Suit by Philly cop against the city partially dismissed by U.S. District judge

Jon Campisi Apr. 17, 2012, 8:15am

A federal judge, for the second time, has partially dismissed a complaint by a Philadelphia police officer who is suing the city over an alleged incident in which she was roughed up and unlawfully arrested following an altercation with two fellow officers while the plaintiff was off-duty.

In an April 13 order filed at the federal courthouse in Philadelphia, U.S. District Judge Thomas N. O’Neill, Jr. granted the city’s motion to dismiss two counts contained within Shanda White’s complaint, which alleged claims of civil rights violations and malicious prosecution.

The order simultaneously left open the opportunity for White to re-file an amended complaint on the claim that the city engaged in deliberate indifference with regard to her incident.

White’s complaint stemmed from a June 30, 2009, incident in which White and her young child were nearly struck by a police patrol car driven through a Philadelphia Housing Authority property by Officers Javier Montinez and Anthony Space, according to background information on the case included in the judge’s ruling.

White, who identified herself as a Philadelphia police officer, approached the two officers and attempted to warn them of the presence of other children in the housing development.

White’s complaint alleges that Montinez and Space then proceeded to yell at White and place her under arrest.

During the arrest, the lawsuit claims, the two officers threw White against nearby vehicles before “roughly” placing her in the police squad car.

White was ultimately set free and never charged with a crime.

The lawsuit claims that the incident and subsequent arrest occurred because the city has failed to properly train its officers in proper police procedure and in properly operating patrol vehicles, as well as in making arrests and using force.

The suit also claimed that after her arrest, White believes she was singled out, albeit not by name, in derogatory statements posted on the now-defunct website

The website, which was the subject of much controversy given the racially divisive nature of the subject matter, and was the subject of its own lawsuits, has since been taken down.

Earlier this year, O’Neill dismissed White’s claims of malicious and selective prosecution because White’s complaint admitted that she was never prosecuted since no criminal charges were ever brought forward.

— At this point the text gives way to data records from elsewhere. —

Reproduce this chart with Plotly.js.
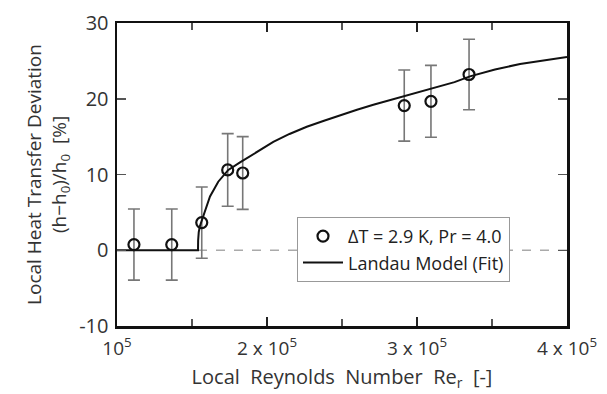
<!DOCTYPE html>
<html><head><meta charset="utf-8">
<script src="https://cdn.plot.ly/plotly-3.0.1.min.js"></script>
<style>html,body{margin:0;padding:0;background:#fff}#chart{width:607px;height:394px}</style>
</head><body><div id="chart"></div>
<script>
// Measured data (Local Reynolds number vs. heat transfer deviation)
const reData = [1.113e5, 1.365e5, 1.565e5, 1.738e5, 1.838e5, 2.915e5, 3.093e5, 3.347e5];
const devData = [0.75, 0.75, 3.65, 10.6, 10.2, 19.1, 19.66, 23.2];
const errData = [4.7, 4.7, 4.7, 4.8, 4.8, 4.7, 4.75, 4.65];

// Landau model fit curve
const fitRe  = [1.0e5, 1.54e5, 1.541e5, 1.545e5, 1.553e5, 1.565e5, 1.59e5, 1.62e5, 1.675e5, 1.742e5, 1.82e5, 1.931e5, 2.042e5, 2.15e5, 2.265e5, 2.38e5, 2.487e5, 2.6e5, 2.709e5, 2.82e5, 2.931e5, 3.04e5, 3.153e5, 3.25e5, 3.353e5, 3.52e5, 3.687e5, 3.85e5, 4.0e5];
const fitDev = [0, 0, 1.3, 2.4, 3.2, 3.9, 5.6, 7.1, 9.05, 10.6, 11.6, 12.9, 14.3, 15.35, 16.3, 17.1, 17.85, 18.55, 19.2, 19.8, 20.4, 21.0, 21.6, 22.2, 22.95, 23.85, 24.6, 25.1, 25.5];

// Dashed zero reference line
const zeroRe = [1.54e5, 4.0e5];
const zeroDev = [0, 0];

const xTickVals = [1e5, 2e5, 3e5, 4e5];
const xTickText = ['10<sup>5</sup>', '2 x 10<sup>5</sup>', '3 x 10<sup>5</sup>', '4 x 10<sup>5</sup>'];
const yTickVals = [-10, 0, 10, 20, 30];
const yTickText = ['-10', '0', '10', '20', '30'];

const FONT = '"Open Sans", Lato, sans-serif';

const traces = [
  {x: zeroRe, y: zeroDev, mode: 'lines', line: {color: '#aaaaaa', width: 1.5, dash: 'dash'}, showlegend: false, hoverinfo: 'skip'},
  {x: reData, y: devData, mode: 'markers', name: '\u0394T = 2.9 K, Pr = 4.0',
   marker: {symbol: 'circle-open', size: 11, color: '#111', line: {width: 2.2, color: '#111'}},
   error_y: {type: 'data', array: errData, visible: true, color: '#777', thickness: 1.6, width: 6}},
  {x: fitRe, y: fitDev, mode: 'lines', name: 'Landau Model (Fit)', line: {color: '#111', width: 2}}
];

const layout = {
  width: 607, height: 394,
  margin: {l: 117, r: 40, t: 23, b: 68},
  paper_bgcolor: '#fff', plot_bgcolor: '#fff',
  font: {family: FONT, color: '#333', size: 18},
  showlegend: true,
  legend: {x: 0.40, y: 0.36, xanchor: 'left', yanchor: 'top', bgcolor: '#fff', bordercolor: '#999', borderwidth: 1,
           font: {family: FONT, size: 18, color: '#222'}, tracegroupgap: 0, itemwidth: 40},
  xaxis: {range: [1e5, 4e5], tickvals: xTickVals, ticktext: xTickText, ticks: 'inside', ticklen: 9, tickwidth: 2, tickcolor: '#222',
          showline: true, linecolor: '#111', linewidth: 2.5, mirror: 'ticks', showgrid: false, zeroline: false,
          minor: {dtick: 50000, tick0: 100000, ticks: 'inside', ticklen: 7, tickwidth: 1.2, tickcolor: '#555', showgrid: false},
          tickfont: {size: 19, color: '#333'}, ticklabelstandoff: 4,
          title: {text: 'Local  Reynolds  Number  Re<sub>r</sub>  [-]', font: {size: 20, color: '#333'}, standoff: 10}},
  yaxis: {range: [-10, 30], tickvals: yTickVals, ticktext: yTickText, ticks: 'inside', ticklen: 9, tickwidth: 1.5, tickcolor: '#555',
          showline: true, linecolor: '#111', linewidth: 2.5, mirror: 'ticks', showgrid: false, zeroline: false,
          tickfont: {size: 20, color: '#333'}, ticklabelstandoff: 2,
          title: {text: 'Local Heat Transfer Deviation<br>(h\u2212h<sub>0</sub>)/h<sub>0</sub>  [%]', font: {size: 19, color: '#333'}, standoff: 8}}
};

Plotly.newPlot('chart', traces, layout, {staticPlot: true, displayModeBar: false});
</script></body></html>
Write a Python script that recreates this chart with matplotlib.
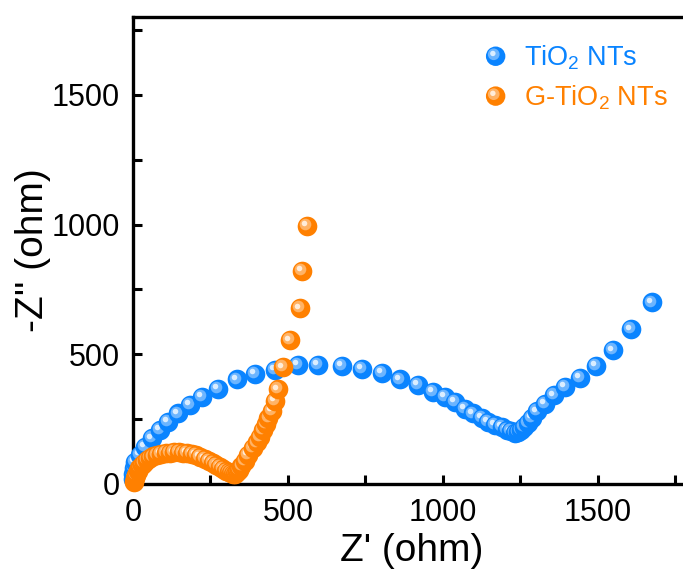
import matplotlib
matplotlib.use("Agg")
import matplotlib.pyplot as plt
import matplotlib.patches as mpatches
from matplotlib.lines import Line2D
from matplotlib.legend_handler import HandlerBase
from matplotlib.transforms import offset_copy
from matplotlib.colors import to_rgb
import numpy as np

plt.rcParams['font.family'] = ['Liberation Sans', 'DejaVu Sans']
plt.rcParams['mathtext.fontset'] = 'custom'
plt.rcParams['mathtext.rm'] = 'Liberation Sans'
plt.rcParams['mathtext.default'] = 'regular'

# Nyquist data (Z', -Z'') in ohm
tio2_re = [0, 1, 2, 6, 23, 39, 61, 87, 113, 145, 184, 223, 274, 335, 394, 458, 532,
           597, 674, 739, 803, 861, 919, 968, 1006, 1039, 1071, 1097, 1126, 1145, 1168,
           1190, 1206, 1220, 1232, 1242, 1252, 1262, 1274, 1287, 1303, 1329, 1358, 1394,
           1442, 1494, 1548, 1606, 1674]
tio2_im = [20, 40, 62, 86, 112, 144, 176, 208, 240, 272, 304, 336, 368, 403, 426, 441, 458,
           460, 454, 445, 428, 403, 381, 355, 336, 317, 291, 272, 256, 240, 227,
           219, 210, 203, 198, 200, 208, 220, 236, 255, 280, 310, 342, 373,
           408, 454, 515, 596, 700]

g_re = [3, 6, 10, 15, 21, 28, 36, 45, 55, 66, 78, 91, 105, 119, 133, 147, 161, 175, 189,
        203, 217, 231, 244, 257, 269, 280, 291, 300, 309, 316, 322, 328, 334, 341, 350,
        360, 371, 386, 400, 411, 420, 428, 437, 447, 458, 468, 484, 506, 539, 545, 561]
g_im = [8, 22, 36, 49, 61, 72, 82, 91, 99, 106, 111, 116, 119, 121, 122, 122, 121, 119, 116,
        111, 105, 98, 90, 82, 73, 65, 57, 50, 45, 41, 39, 40, 45, 55, 70,
        88, 112, 138, 160, 183, 207, 230, 255, 283, 320, 365, 450, 554, 677, 823, 996]

labels = ['TiO$_2$ NTs', 'G-TiO$_2$ NTs']
blue = '#0A84FF'
orange = '#FF8000'
S = 200


def lighter(c, f):
    r, g, b = to_rgb(c)
    return (r + (1 - r) * f, g + (1 - g) * f, b + (1 - b) * f)


fig = plt.figure(figsize=(6.83, 5.77), dpi=100)
ax = fig.add_axes([0.1947, 0.1612, 0.817, 0.809])

off1 = offset_copy(ax.transData, fig=fig, x=-1.4, y=1.4, units='points')
off2 = offset_copy(ax.transData, fig=fig, x=-2.0, y=2.0, units='points')


def spheres(xs, ys, color, z0):
    # each ball drawn whole before the next, like the original
    for i, (x, y) in enumerate(zip(xs, ys)):
        z = z0 + i * 0.01
        ax.scatter([x], [y], s=S, color=color, lw=0, zorder=z, clip_on=False)
        ax.scatter([x], [y], s=S * 0.35, color=lighter(color, 0.4), lw=0,
                   zorder=z + 0.003, transform=off1, clip_on=False)
        ax.scatter([x], [y], s=S * 0.08, color=lighter(color, 0.85), lw=0,
                   zorder=z + 0.006, transform=off2, clip_on=False)


spheres(tio2_re, tio2_im, blue, 3)
spheres(g_re, g_im, orange, 5)


class SphereHandler(HandlerBase):
    def create_artists(self, legend, orig_handle, xdescent, ydescent,
                       width, height, fontsize, trans):
        c = orig_handle.get_color()
        cx = width / 2 - xdescent
        cy = height / 2 - ydescent
        r = 7.0
        a = mpatches.Circle((cx, cy), r, facecolor=c, lw=0, transform=trans)
        b = mpatches.Circle((cx - 1.4, cy + 1.4), r * 0.6, facecolor=lighter(c, 0.4),
                            lw=0, transform=trans)
        d = mpatches.Circle((cx - 2.0, cy + 2.0), r * 0.28, facecolor=lighter(c, 0.85),
                            lw=0, transform=trans)
        return [a, b, d]


handles = [Line2D([], [], color=blue, label=labels[0]),
           Line2D([], [], color=orange, label=labels[1])]
leg = ax.legend(handles=handles, handler_map={Line2D: SphereHandler()},
                loc='upper left', bbox_to_anchor=(0.69, 0.943), bbox_transform=fig.transFigure,
                frameon=False, fontsize=19.5, handlelength=1.0, handletextpad=0.55,
                labelspacing=0.42, borderaxespad=0)
for t, c in zip(leg.get_texts(), [blue, orange]):
    t.set_color(c)

ax.set_xlim(0, 1800)
ax.set_ylim(0, 1800)
ax.set_xticks([0, 500, 1000, 1500])
ax.set_yticks([0, 500, 1000, 1500])
ax.set_xticks(np.arange(250, 1800, 500), minor=True)
ax.set_yticks(np.arange(250, 1800, 500), minor=True)
ax.tick_params(which='both', direction='in', length=6.5, width=2.2, top=False, right=False,
               labelsize=22)
ax.tick_params(axis='y', pad=9.5)
ax.tick_params(axis='x', pad=10)
for sp in ax.spines.values():
    sp.set_linewidth(2.4)

ax.set_xlabel("Z' (ohm)", fontsize=28, labelpad=4)
ax.set_ylabel("-Z'' (ohm)", fontsize=28, labelpad=0)

fig.savefig('out.png', dpi=100)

But the judge’s ruling also granted leave to White to amend her complaint, which she subsequently did. The amended complaint, however, repeated a malicious prosecution claim, and this time around the judge took the same action as he did the first time around.

“It is undisputed that the City never brought charges against White and White does not contest the City’s argument that the malicious prosecution claim should be dismissed,” O’Neil wrote.

O’Neil had previously dismissed what is known as a “Monell” claim in White’s original complaint, because it alleged that the city’s failure to train gave rise to racial harassment on the Domelights website, but it did not allege that the failure to provide a particular form of training caused White harm.

The amended complaint alleges what O’Neill called a “sufficient causal nexus between the absent training and White’s harm,” with White now alleging that the city’s failure to train its officers in proper patrol vehicle operation and making arrests caused the violation of her constitutional rights.

But O’Neil wrote that the amended complaint does not allege facts sufficient to establish that the city acted with “deliberate indifference.”

“The Amended Complaint states in conclusory fashion that the City ‘demonstrated a deliberate indifference,’ but it does not contain any facts that support this conclusion,” the ruling states. “White does not allege that a pattern of unlawful arrests put the City on notice that its training was inadequate.”

O’Neill also wrote that White’s amended complaint does not allege facts sufficient to establish what’s known as “single incident” liability, with White failing to allege that inadequate police training was obvious, or that officers “utterly lacked” the ability to handle the constitutional situations that were present in this case.

“Absent these facts, the Amended Complaint does not allege deliberate indifference and fails to state a claim upon which relief can be granted,” the ruling states.

While granting the city’s motion to dismiss the Monell and malicious prosecution claims, the judge granted White leave to file a second amended complaint that conforms with the Supreme Court’s requirements under federal law for establishing deliberate indifference.